Frequently asked questions

What makes documentary YouTube hooks different from regular video hooks?+

Most YouTube hooks introduce — they tell you what the video is about. Documentary hooks drop you INTO an already-happening scene. You're not told "this video is about X"; you're shown X happening in present tense, with a specific person doing a specific thing in a specific place. The framing is novelistic, not explanatory.

Why does dropping into a scene work better than introducing one?+

Because introducing a scene asks the viewer to commit before they've been hooked. "This video is about the 2008 financial crisis" requires the viewer to be already interested in the 2008 financial crisis. "It's 6am. The trading floor is empty. One person is at his desk." makes you want to know what's happening regardless of whether you cared about the 2008 financial crisis before you clicked.

Can a non-documentary channel use this hook formula?+

Most of it, yes. The "specific character + specific time + specific place + present tense" formula adapts cleanly to gaming, vlogs, finance, and educational content. Where it gets harder is the "withhold one piece" move — that requires either a story with an actual reveal in it OR a piece of information you can credibly delay. Tutorial-style videos don't fit as cleanly because the value prop is the explanation, not the reveal.

How long should a documentary hook run before the title card?+

In Fern's videos the cold open averages 30-50 seconds before the title/intro lands. That's long by YouTube hook standards but works for documentary because the cold open is itself the hook — you're not waiting for the premise to arrive, you're watching it unfold. The retention curve through that 30-50s tends to be flat, not declining.
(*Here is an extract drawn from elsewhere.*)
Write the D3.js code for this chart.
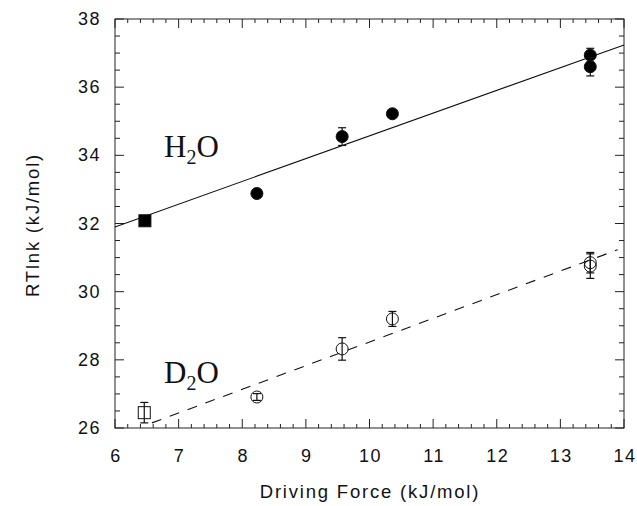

What's the biggest mistake creators make trying to copy this style?+

Reading their hook in narrator voice instead of writing it in scene. "Today we're going to look at how X happened" is narrator voice. "It's 11am. 47-year-old X is at his desk when his phone starts ringing — and he's about to make a decision that costs him everything" is scene. The shift is in the verb tense and the specificity, not the voice acting.